NOTE: If the router is used in a live situation, then if authorization is added incorrectly, all dial-in users will start to fail to authorize and a denial of service will occur. This is because authorization is applied globally in the router.

Currently you are using a Default profile with no attributes defined in it. If the Cisco has authorization defined in it, this is a global definition which has an effect on all users who try to connect. Therefore, the authorization lines above tell the Cisco it has to receive its authorization parameters from RADIUS. But the RADIUS profile is empty so a null authorization comes back from the RADIUS server. This is interpreted as an Access-Reject and the user will fail authorization (in accordance with the RFC).

This means that there must be a suitable attribute in the RADIUS profile for the users. Currently, your users are logging into the Cisco and getting a Cisco prompt which then allows them to access other resources on the network. To authorise the users to do this, you need to add the attribute called Service-Type to the Default profile and the value it should have is Shell-User. In my profile I have only got this one attribute and it gives me authorised shell access to the cisco router.

Once this is done (and you see no effect since all the users have exactly the same rights as before), you need to create a profile that restricts the other users to the resources you wish to restrict them. So, for example, if you wished some users to telnet directly to a machine (192.1.1.1), you would create a new profile (called something appropriate obviously) and setup the following attributes in it:

Login-IP-Host        192.1.1.1                (Tells the NAS which machine to connect to)
Login-Service        Telnet                        (Tells the NAS how to connect)
Service-Type        Login-User                (Tells the NAS to allow the user to login to the specified resource)

This profile (which I have on my machine) gives this situation (provided authorization is switched on). When a user connects to the Cisco, s/he gets authenticated and then connected to and presented with the login prompt of machine 192.1.1.1.

So, in summary, to implement the solution, you need to do the following steps in sequence. I have tested the effects of using this sequence and there should be no detrimental effect.

Add the Service-Type attribute with the value Shell-User to the Default Profile

This is an authorization directive for the NAS to allow users to log into it. The NAS will ignore this directive until authorization is enabled on it.
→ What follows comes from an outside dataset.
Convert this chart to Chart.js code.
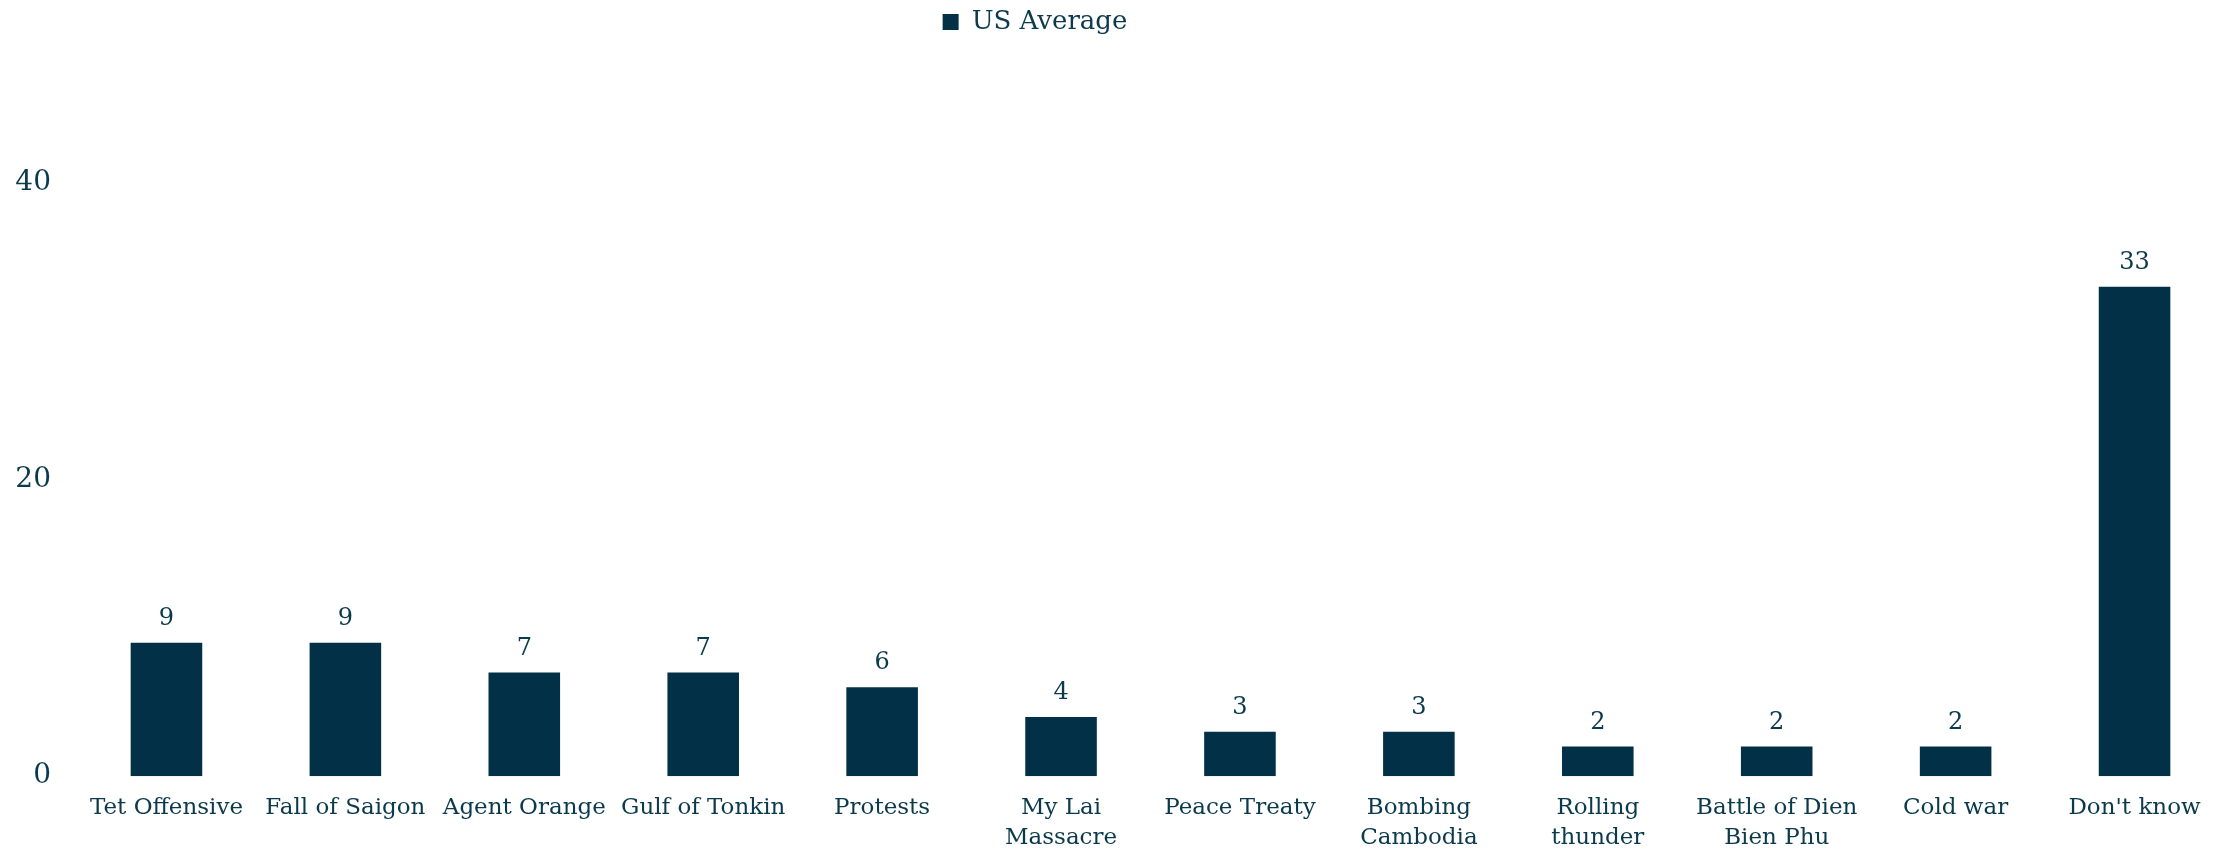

This will take effect on all users in the database currently since they do not have any profiles assigned to them.

Add the two following authorization lines into the NAS:

aaa authorization network radius none
aaa authorization exec radius

These lines enable access authorization on the NAS. You and your users should see no change in any of the services you or they currently enjoy.

Add the 'restricted' profile to the ACE/Server with the attributes as follows:

Login-IP-Host        <IP address of machine to login to - e.g. 192.1.1.1>
Login-Service        <Service you wish the user to use - e.g. Telnet>
Service-Type        <Service you require - e.g. Login-User>

Test the restricted profile assigned to a test user.
Assign the restricted profile to each of the restricted users in turn.

This should be the sum total of the work required. The initial group of restricted users is about 20 strong so assigning the restricted profile to them individually should only take a matter of minutes.